EIFF REVIEW: Oxygen for the Ears celebrates jazz city that Ken Burns missed

When Ken Burns’ 10 part series on the history of jazz premiered in 2001, you can just imagine German filmmaker Stefan Immler watching the segments on New York, Chicago, St. Louis, or Kansas city in his new home-town and screaming, “Hey! What about Washington, D.C.?!”

He’d have a point – and makes it beautifully in this documentary on jazz in the U.S. capital: Oxygen for the Ears, which screens at the Edmonton International Film Festival on Saturday, Sept. 29 at 2:30 p.m.

Why Washington? It was the birth place of Duke Ellington, for one thing, who was not only the greatest composer in jazz but arguably in America as well. It’s home to both the Library of Congress, where ethno-musicologists like Alan Lomax hundreds of field recordings which documented the early forms of jazz, blues, and folk music; and The Smithsonian Institute, which later provided a home for recordings done by Moses Asch’s Folkways label. Two important figures in the so-called Harlem Renaissance: Jean Toomer was born there and Langston Hughes lived there for a time in his formative years. The city’s recently restored Howard Theatre was a landmark in the U Street “black Broadway” district.

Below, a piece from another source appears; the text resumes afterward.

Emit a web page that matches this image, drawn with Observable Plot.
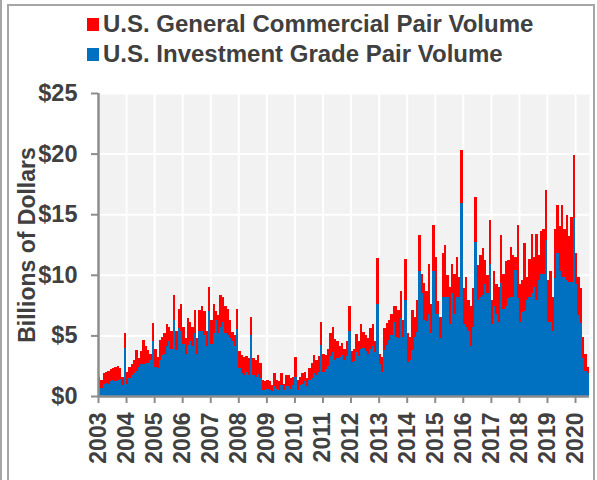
<!DOCTYPE html>
<html>
<head>
<meta charset="utf-8">
<script src="https://cdn.jsdelivr.net/npm/d3@7"></script>
<script src="https://cdn.jsdelivr.net/npm/@observablehq/plot@0.6"></script>
<style>
  html, body { margin: 0; padding: 0; background: #ffffff; }
  #wrap { position: relative; width: 597px; height: 480px; overflow: hidden; font-family: "Liberation Sans", Arial, sans-serif; }
  #chart { position: absolute; left: 0; top: 0; }
  .edge1 { position: absolute; left: 0; top: 0; width: 2px; height: 480px; background: #a6a6a6; z-index: 3; }
  .edge2 { position: absolute; left: 7px; top: 4px; width: 584px; height: 480px; border-left: 2px solid #a6a6a6; border-top: 2px solid #a6a6a6; border-right: 2px solid #a6a6a6; z-index: 3; }
  .leg { position: absolute; left: 87px; height: 26px; line-height: 26px; font-size: 24px; font-weight: bold; color: #404040; white-space: nowrap; z-index: 4; }
  .leg .sw { position: absolute; left: 0; top: 7px; width: 12px; height: 13px; }
  .leg .tx { position: absolute; left: 16px; top: 0; }
</style>
</head>
<body>
<div id="wrap">
  <div id="chart"></div>
  <div class="edge1"></div>
  <div class="edge2"></div>
  <div id="legend"></div>
</div>
<script>
// Monthly pair volume, Jan 2003 - Jun 2020, billions of dollars
const startYear = 2003;
const seriesNames = ["U.S. General Commercial Pair Volume", "U.S. Investment Grade Pair Volume"];
const seriesColors = ["#ff0000", "#0070c0"];
const yTicks = [0, 5, 10, 15, 20, 25];
const yearTicks = d3.range(2003, 2021);

// Top of each stacked bar (general commercial + investment grade)
const totalVolume = [
  1.6, 1.3, 1.9, 2.0, 2.1, 2.2, 2.3, 2.4, 2.5, 2.3, 1.6, 5.2,
  2.0, 2.4, 2.6, 3.0, 3.8, 3.1, 3.7, 4.6, 4.1, 3.8, 3.5, 6.0,
  3.9, 3.2, 4.6, 4.9, 5.2, 5.9, 5.7, 5.4, 8.3, 5.4, 7.2, 7.6,
  5.7, 4.8, 6.4, 6.1, 5.7, 7.1, 4.8, 7.1, 7.4, 7.0, 5.4, 9.0,
  6.3, 7.6, 7.0, 6.7, 8.3, 8.2, 7.4, 7.2, 6.3, 5.3, 5.0, 7.2,
  3.7, 3.4, 3.2, 3.3, 3.1, 6.5, 3.1, 3.0, 3.4, 2.7, 1.3, 1.2,
  1.3, 1.2, 0.9, 1.9, 1.3, 1.2, 1.9, 1.0, 1.7, 1.7, 1.5, 1.6,
  3.2, 1.3, 1.6, 1.9, 2.0, 1.5, 2.3, 2.7, 3.4, 3.0, 3.3, 6.1,
  3.5, 3.4, 3.9, 5.2, 5.7, 4.7, 4.5, 4.1, 4.4, 3.9, 4.5, 7.4,
  3.7, 3.9, 5.1, 4.5, 5.9, 5.3, 5.0, 4.8, 5.6, 5.9, 4.5, 11.4,
  3.5, 3.2, 5.6, 6.0, 6.3, 6.8, 7.4, 7.4, 7.1, 8.7, 6.3, 11.3,
  5.2, 4.9, 7.1, 6.5, 7.9, 13.3, 10.1, 9.3, 8.7, 10.9, 7.6, 14.1,
  11.5, 7.8, 6.5, 11.8, 12.5, 10.0, 9.0, 10.9, 10.1, 11.5, 9.8, 20.3,
  8.9, 9.8, 7.9, 7.4, 8.9, 16.4, 10.8, 11.6, 12.2, 11.2, 10.0, 14.5,
  7.9, 10.3, 9.2, 9.0, 13.3, 10.1, 11.1, 11.2, 12.3, 11.6, 11.5, 14.1,
  9.2, 9.6, 12.6, 9.8, 11.3, 13.4, 11.5, 13.4, 11.6, 13.6, 13.8, 17.0,
  9.6, 10.3, 8.2, 13.8, 15.8, 14.0, 15.8, 13.8, 14.9, 13.2, 14.8, 19.9,
  11.8, 9.8, 8.9, 4.9, 3.5, 2.4
];

// Investment grade pair volume (bottom segment)
const igVolume = [
  0.8, 0.7, 1.0, 1.1, 1.0, 1.2, 1.3, 1.2, 1.3, 1.4, 0.9, 4.0,
  1.0, 1.5, 1.7, 1.9, 2.1, 2.4, 2.6, 2.6, 2.7, 2.7, 3.0, 4.5,
  2.4, 2.3, 3.0, 3.4, 3.5, 4.1, 4.5, 3.9, 6.3, 3.8, 5.6, 5.4,
  4.3, 3.5, 4.2, 4.5, 4.1, 5.2, 3.5, 5.4, 5.4, 5.0, 4.1, 7.0,
  4.3, 5.2, 6.3, 5.2, 5.7, 6.1, 5.2, 5.0, 4.8, 4.5, 4.1, 5.5,
  2.3, 1.9, 1.7, 2.0, 1.7, 5.0, 1.7, 1.6, 1.8, 1.5, 0.5, 0.5,
  0.6, 0.5, 0.4, 0.8, 0.6, 0.5, 0.9, 0.5, 0.8, 0.8, 0.6, 0.9,
  1.6, 0.5, 0.9, 1.0, 1.2, 0.8, 1.3, 1.5, 1.9, 1.7, 2.0, 4.2,
  2.0, 2.2, 2.5, 3.3, 3.6, 3.0, 3.1, 3.2, 3.4, 3.0, 3.3, 5.4,
  2.8, 2.9, 3.6, 3.3, 3.9, 4.0, 3.7, 3.5, 3.9, 4.1, 3.6, 7.6,
  2.6, 2.0, 3.8, 4.2, 4.6, 5.0, 6.1, 4.9, 4.8, 6.4, 4.9, 7.9,
  2.8, 3.0, 3.8, 4.9, 5.3, 10.3, 8.5, 6.3, 6.2, 6.8, 5.2, 10.3,
  6.8, 6.8, 4.8, 8.2, 8.2, 8.2, 5.9, 8.5, 6.8, 8.2, 8.2, 15.9,
  5.9, 5.7, 5.4, 4.1, 5.7, 12.7, 7.9, 8.2, 8.3, 9.2, 8.5, 10.9,
  5.9, 7.4, 6.8, 6.1, 9.3, 7.2, 7.4, 8.1, 8.2, 8.2, 10.4, 8.1,
  6.1, 6.9, 7.0, 7.9, 8.2, 8.5, 9.0, 7.9, 9.6, 10.1, 10.1, 12.9,
  6.1, 6.1, 5.4, 9.7, 11.8, 10.3, 9.8, 9.8, 9.6, 9.4, 9.4, 14.7,
  9.2, 6.7, 6.0, 3.1, 2.1, 1.9
];

const rows = totalVolume.map((t, i) => ({
  start: new Date(Date.UTC(startYear, i, 1)),
  end: new Date(Date.UTC(startYear, i + 1, 1)),
  total: t,
  ig: igVolume[i]
}));

const xStart = new Date(Date.UTC(2003, 0, 1));
const xEnd = new Date(Date.UTC(2020, 6, 1));
const yearDates = yearTicks.map(y => new Date(Date.UTC(y, 0, 1)));
const axisGray = "#8c8c8c";
const textColor = "#404040";

const chart = Plot.plot({
  width: 597,
  height: 480,
  marginLeft: 98,
  marginRight: 8,
  marginTop: 93,
  marginBottom: 84,
  style: {
    fontFamily: "'Liberation Sans', Arial, sans-serif",
    fontSize: "23px",
    fontWeight: "bold",
    background: "transparent",
    overflow: "visible"
  },
  x: { type: "utc", domain: [xStart, xEnd] },
  y: { domain: [0, 25] },
  marks: [
    Plot.frame({ fill: "#f2f2f2", stroke: null }),
    Plot.gridX({ ticks: yearDates, stroke: "#ffffff", strokeOpacity: 1, strokeWidth: 2 }),
    Plot.gridY({ ticks: yTicks.slice(1), stroke: "#ffffff", strokeOpacity: 1, strokeWidth: 2 }),
    Plot.rectY(rows, { x1: "start", x2: "end", y: "total", fill: seriesColors[0], shapeRendering: "crispEdges" }),
    Plot.rectY(rows, { x1: "start", x2: "end", y: "ig", fill: seriesColors[1], shapeRendering: "crispEdges" }),
    Plot.ruleY([0], { stroke: axisGray, strokeWidth: 2.5 }),
    Plot.ruleX([xStart], { stroke: axisGray, strokeWidth: 2.5 }),
    Plot.axisY({
      ticks: yTicks, tickFormat: d => "$" + d, tickSize: 7, tickPadding: 14,
      stroke: axisGray, strokeWidth: 2, fill: textColor, fontSize: 23.5, fontWeight: "bold",
      label: null
    }),
    Plot.axisX({
      ticks: yearDates, tickFormat: d => String(d.getUTCFullYear()), tickSize: 7, tickPadding: 9,
      tickRotate: -90, stroke: axisGray, strokeWidth: 2, fill: textColor, fontSize: 23, fontWeight: "bold",
      label: null
    }),
    Plot.text(["Billions of Dollars"], {
      frameAnchor: "left", textAnchor: "middle", dx: -71, rotate: -90,
      fill: textColor, fontSize: 23, fontWeight: "bold"
    })
  ]
});
document.getElementById("chart").appendChild(chart);

// Legend
const legend = document.getElementById("legend");
seriesNames.forEach((name, i) => {
  const item = document.createElement("div");
  item.className = "leg";
  item.style.top = (11 + i * 30) + "px";
  const sw = document.createElement("div");
  sw.className = "sw";
  sw.style.background = seriesColors[i];
  const tx = document.createElement("div");
  tx.className = "tx";
  tx.textContent = name;
  item.appendChild(sw);
  item.appendChild(tx);
  legend.appendChild(item);
});
</script>
</body>
</html>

It began 22 years before New York’s Apollo and was the scene of many historic concerts.

All these facets of the city and many more are covered in Immler’s film, which ranges freely across the past, present, and future in its attempt to capture the music, which one musician says is “like an eel, moving fast and can’t be defined.” For fans of the music, it should immediately become an addendum to the Burns series.

Since Oxygen for the Ears is a few bends past Burns’ epic in the river of time, Immler also gets to showcase not only stalwart veterans of the area’s jazz scene like Butch Warren, Andrew White III, Buck Hill, Dr. Billy Taylor, and Jimmie “Junebug” Jackson (whose remarks give the film its wonderful title), but also fresh talent who are catapulting jazz into the future: figures like Ravi Coltrane, Dwain Adell, Elew, Steve Wilson and Esperanza Spalding.

Of course, jazz has always had political aspects. The astonishing virtuosity of its players has been almost an advertisement for the civil rights movement. Being the centre of government, Washington was the logical place for those aspects of the music to come into the foreground, and the film highlights the musicians’ roles as civil rights leaders and musical ambassadors for America. The film is a rich kaleidoscope of music, voices, history, talent, momentum, emotional colour, and potential, as rich and diverse a celebration as jazz itself.